宮本輝、初の大河歴史小説『潮音』が圧巻の面白さ! 富山の薬売りが見た、幕末から明治の激動

宮本輝、初の大河歴史小説『潮音』が圧巻の面白さ! 富山の薬売りが見た、幕末から明治の激動

 しかも弥一は、時流を見抜く目を持っている。たとえば、水戸藩の尊王攘夷派の天狗党が筑波山で挙兵した〝天狗党の乱〟が潰えたときのことだ。天狗党の面々だけではなく、その妻子まで処刑されたことを知り、「徳川の御世は終わりましたね」という。ここだけ抜き出して書いても分かりづらいが、物語を読んでいると納得。登場人物に託した作者の歴史観も、歴史小説の楽しみになっているのだ。

 そんな弥一だけに、早い段階で富山の薬売りを〝カンパニー〟にしようと考える。明治になると洋薬が入ってくる。藩もなくなり、商売の方法を変えなければ生き残れない。武士であろうが商人であろうが、人は時代の枠組みの中にいる。だから、その枠組みの変化に合わせて、一生懸命、明日に向かっていくのだ。弥一たちの生き方は、参考にすべき点が多い。終わらないロシアとウクライナの戦争に加え、アメリカのトランプ大統領の無茶としか思えない政策により、先の見えない時代の中にいる私たちにとって本書は、効果抜群の〝読む薬〟になっているのだ。
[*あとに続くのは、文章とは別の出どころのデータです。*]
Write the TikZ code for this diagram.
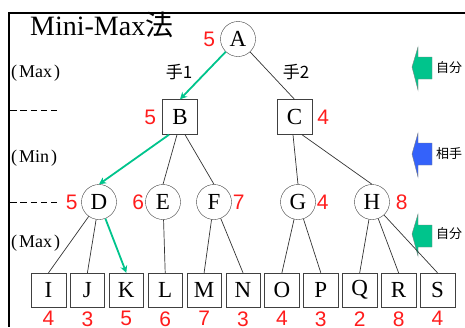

 なお、詳しく書く余地がなくなったが、弥一の私生活や周囲の人々も読みどころになっている。特に、弥一の腹心になる、天才だが人の心の機微に疎い才児が、面白いキャラクターだ。いきなり才児が結婚するエピソードには笑ってしまった。当たり前の喜怒哀楽を持ちながら、激動の時代を生きた富山の薬売りのことを、この物語で知ってもらいたい。